Tuesday, April 15, 2025

Mammoth Chore

Learning what I can on the appearance and behavior of the woolly mammoth. On one hand this is easier than you'd think as they are better documented than practically any other pleistocene animal. Even cave painters liked them, making them the third-most favorite subject. And as creatures of the snowier landscapes, they've had the luck of getting frozen and preserved in rather amazing numbers. Name another prehistoric animal that we can tell you the exact color (rather, range of colors) of their fur.

The downside is that the popular references are interested in woolly mammoths in general, not in the specifics of what they looked like in the late pleistocene and down in the Americas. So far I gather they were smaller, quite a bit smaller. But otherwise?

Same for a lot of other references. Mammoth hunters, paleolithic material cultures? Easy to find. The same for North America?

And this is where I hit the other barrier. This is like when you have a technical question and take it to Stack Exchange, only to find out you've stumbled on a long-running internet flame war. Well, this is an archaeological war; people who have absolutely bought into pre-Clovis to the extent that they don't want to recognize any practical limit to the date range, and people who ask that the evidence be solid. Which the pro-pre-Clovis respond to by calling their reaction knee-jerk conservatism.

Well, call me a conservative. Not that I know this stuff, but even as an outsider -- and even as someone who is mostly looking at the popular science outlets ( who falling over each other to support pre-Clovis) -- the very behavior of the pre-Clovis evangelists are making me suspicious.

There's that strange focus on the relatively solid, like dating, and what sometimes feels like great dodges around questions like stratigraphy. There's the blithe "...and many more examples" -- Stengler is particularly bad at this and her name keeps showing up in my reading. Look, defend your own site and work, don't be leaning on "But Monte Verde is even older!" Yeah, and Monte Verde ain't unimpeachable either.

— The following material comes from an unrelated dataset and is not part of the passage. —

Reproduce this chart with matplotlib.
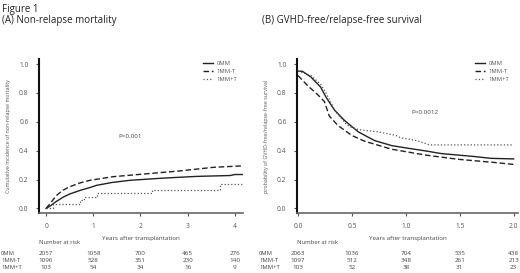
import matplotlib.pyplot as plt
from matplotlib.transforms import blended_transform_factory

plt.rcParams['font.family'] = ['Open Sans', 'DejaVu Sans']

groups = ['0MM', '1MM-T', '1MM+T']

# (A) non-relapse mortality, cumulative incidence
nrm_t_0mm = [0, 0.1, 0.2, 0.37, 0.5, 0.72, 0.93, 1.07, 1.4, 1.78, 2.48, 3.19, 3.9, 4.0, 4.17]
nrm_0mm = [0, 0.02, 0.045, 0.08, 0.1, 0.125, 0.145, 0.16, 0.18, 0.195, 0.21, 0.222, 0.228, 0.235, 0.235]
nrm_t_1mmt = [0, 0.1, 0.22, 0.35, 0.5, 0.7, 0.93, 1.42, 2.13, 2.84, 3.55, 4.17]
nrm_1mmt = [0, 0.04, 0.09, 0.125, 0.15, 0.175, 0.195, 0.22, 0.24, 0.26, 0.285, 0.295]
nrm_t_1mmpt = [0, 0.15, 0.72, 0.8, 1.07, 2.24, 3.68, 4.17]
nrm_1mmpt = [0, 0.03, 0.06, 0.08, 0.11, 0.125, 0.17, 0.17]
nrm_ticks = [0, 1, 2, 3, 4]
nrm_risk = [[2057, 1058, 700, 465, 276],
            [1096, 528, 351, 230, 140],
            [103, 54, 34, 16, 9]]

# (B) GVHD-free/relapse-free survival
grfs_t_0mm = [0, 0.04, 0.12, 0.21, 0.26, 0.34, 0.43, 0.56, 0.71, 0.87, 1.02, 1.17, 1.33, 1.48, 1.63, 1.79, 2.0]
grfs_0mm = [0.95, 0.95, 0.91, 0.84, 0.77, 0.68, 0.61, 0.53, 0.47, 0.435, 0.417, 0.40, 0.38, 0.37, 0.36, 0.347, 0.343]
grfs_t_1mmt = [0, 0.09, 0.18, 0.245, 0.29, 0.37, 0.5, 0.62, 0.87, 1.18, 1.49, 1.8, 2.0]
grfs_1mmt = [0.92, 0.85, 0.79, 0.74, 0.64, 0.575, 0.505, 0.465, 0.41, 0.37, 0.34, 0.32, 0.305]
grfs_t_1mmpt = [0, 0.04, 0.12, 0.21, 0.26, 0.34, 0.45, 0.5, 0.57, 0.75, 0.91, 0.95, 1.1, 1.22, 2.0]
grfs_1mmpt = [0.95, 0.94, 0.92, 0.86, 0.80, 0.68, 0.58, 0.56, 0.545, 0.53, 0.505, 0.49, 0.47, 0.44, 0.44]
grfs_ticks = [0, 0.5, 1.0, 1.5, 2.0]
grfs_risk = [[2063, 1036, 704, 535, 438],
             [1097, 512, 348, 261, 213],
             [103, 52, 38, 31, 23]]

yticks = [0, 0.2, 0.4, 0.6, 0.8, 1.0]

fig = plt.figure(figsize=(5.2, 2.73), dpi=100)
fig.text(0.004, 0.965, 'Figure 1', fontsize=7, color='#222', va='center')
fig.text(0.004, 0.925, '(A) Non-relapse mortality', fontsize=7, color='#222', va='center')
fig.text(0.504, 0.925, '(B) GVHD-free/relapse-free survival', fontsize=7, color='#222', va='center')

axA = fig.add_axes([0.075, 0.22, 0.392, 0.564])
axB = fig.add_axes([0.571, 0.22, 0.425, 0.564])

dash = (0, (4, 2))
axA.plot(nrm_t_0mm, nrm_0mm, color='#222', lw=1.0, label=groups[0])
axA.plot(nrm_t_1mmt, nrm_1mmt, color='#222', lw=1.0, ls=dash, label=groups[1])
axA.step(nrm_t_1mmpt, nrm_1mmpt, where='post', color='#555', lw=0.9, ls=':', label=groups[2])
axA.set_xlim(-0.15, 4.17)
axA.set_ylim(-0.031, 1.035)
axA.set_xticks(nrm_ticks)
axA.set_ylabel('Cumulative incidence of non-relapse mortality', fontsize=3.8, color='#555', labelpad=6)
axA.text(1.78, 0.50, 'P<0.001', fontsize=4.5, color='#444', ha='center', va='center')

axB.plot(grfs_t_0mm, grfs_0mm, color='#222', lw=1.0, label=groups[0])
axB.plot(grfs_t_1mmt, grfs_1mmt, color='#222', lw=1.0, ls=dash, label=groups[1])
axB.plot(grfs_t_1mmpt, grfs_1mmpt, color='#555', lw=0.9, ls=':', label=groups[2])
axB.set_xlim(-0.01, 2.04)
axB.set_ylim(-0.031, 1.035)
axB.set_xticks(grfs_ticks)
axB.set_xticklabels([f'{t:.1f}' for t in grfs_ticks])
axB.set_ylabel('probability of GVHD-free/relapse-free survival', fontsize=3.8, color='#555', labelpad=6)
axB.text(1.18, 0.667, 'P=0.0012', fontsize=4.5, color='#444', ha='center', va='center')

for ax, ticks, risk, anchor in [(axA, nrm_ticks, nrm_risk, 1.0), (axB, grfs_ticks, grfs_risk, 0.985)]:
    ax.set_yticks(yticks)
    ax.set_yticklabels([f'{v:.1f}' for v in yticks])
    for s in ['top', 'right']:
        ax.spines[s].set_visible(False)
    ax.spines['left'].set_linewidth(1.5)
    ax.spines['left'].set_color('#111')
    ax.spines['bottom'].set_linewidth(1.2)
    ax.spines['bottom'].set_color('#666')
    ax.tick_params(labelsize=4.8, colors='#555', length=2.5, width=0.8, pad=5)
    ax.set_xlabel('Years after transplantation', fontsize=4.5, color='#444', labelpad=4)
    ax.legend(loc='upper right', bbox_to_anchor=(anchor, 1.02), frameon=False, fontsize=4.2,
              handlelength=1.7, handletextpad=0.6, labelspacing=0.45, labelcolor='#555')
    # number at risk table below the axes
    tr = blended_transform_factory(ax.transData, fig.transFigure)
    ax.text(0.0, 0.11, 'Number at risk', transform=blended_transform_factory(ax.transAxes, fig.transFigure),
            fontsize=4.2, color='#444', va='center')
    for i, row in enumerate(risk):
        yy = 0.073 - i * 0.026
        for t, n in zip(ticks, row):
            ax.text(t, yy, str(n), transform=tr, fontsize=4.5, color='#444', ha='center', va='center')

for i, g in enumerate(groups):
    yy = 0.073 - i * 0.026
    fig.text(0.002, yy, g, fontsize=4.2, color='#444', ha='left', va='center')
    fig.text(0.498, yy, g, fontsize=4.2, color='#444', ha='left', va='center')

fig.savefig('out.png', dpi=100, facecolor='white')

This -- and the way so much of this is an argument made to the onlookers, that is in glowing articles in the popular press that paint a much more detailed picture than even the most ardent supporters would agree is supported by evidence -- means I'm having a lot of trouble pulling up a good understanding of what the available archaeology can actually show for a hypothesized pre-Clovis site.

Well, the good. As far as I can tell, mammoth-bone shelters aren't a thing in that period in North America. The travois may be (and, sorry, this one...which is the same Bennet et al of the 2021 trackways paper, and the same site...feels like such a reach. Hell, I'd want someone a lot more experienced than me to rule out a tail-drag by a giant sloth!) And I have a name for typical lithics, even if that is from the Gault site in Texas.

(The 2023 paper, which I've not yet read in full, seems rather cranky about the lack of material culture noted even in the 2021 APN "A Life in Ruins" podcast. Summarized as; paleolithic cultures worked more with perishable materials so this mark in the mud we're calling a travois totally makes up for not finding any flakes!)

I still need to look at flora...I really want to slip the ruppia cirrhosa in there for the astute reader...and a couple other megafauna, and finish my mammoths, and nail down everything I can about clothing, baskets (possibly plaited, says one ref), any adornment. I did get to the supplementary of the 2021 Bennet et al paper, which has a brief but very useful bit of timing on when the trenches were dug, and on a re-read I managed to finally remember that the solo mammoth crossed that of the "adolescent, female, or both" trackway I'm basing my little scene on, between her trip out and her trip back.

The dispersion and frequency of the various tracks over the roughly 2,000 year span they seem to have identified (if nothing else, by pollen layers) suggest she was part of a gathering party and not on her own. Which is also worth considering.

But of lesser importance than nailing down some of the less than helpful timing of the original dig and deciding what I want Penny to see on her visit. Pretty sure I'm going straight through the park and skipping the Daisy Track for this part. For that I need to hit all the linked material from the national park's website -- I think there were some videos there that taken during the dig that were recently made public. And I bought a book at the park that may have a few things to say.

The next chapter will be lighter. That's a brief trip into town for a burger and ending her busy day at the Satellite motel right there on I-70. (And another research question; everyone calls their highways different. Is the "I-70" or the "70" or even "highway 70?")

For the chapter after that, I need to learn a bit about Holloman AFB. I'm still hoping to have completed draft in 4 mos with only light editing after that...but it's gonna be a push.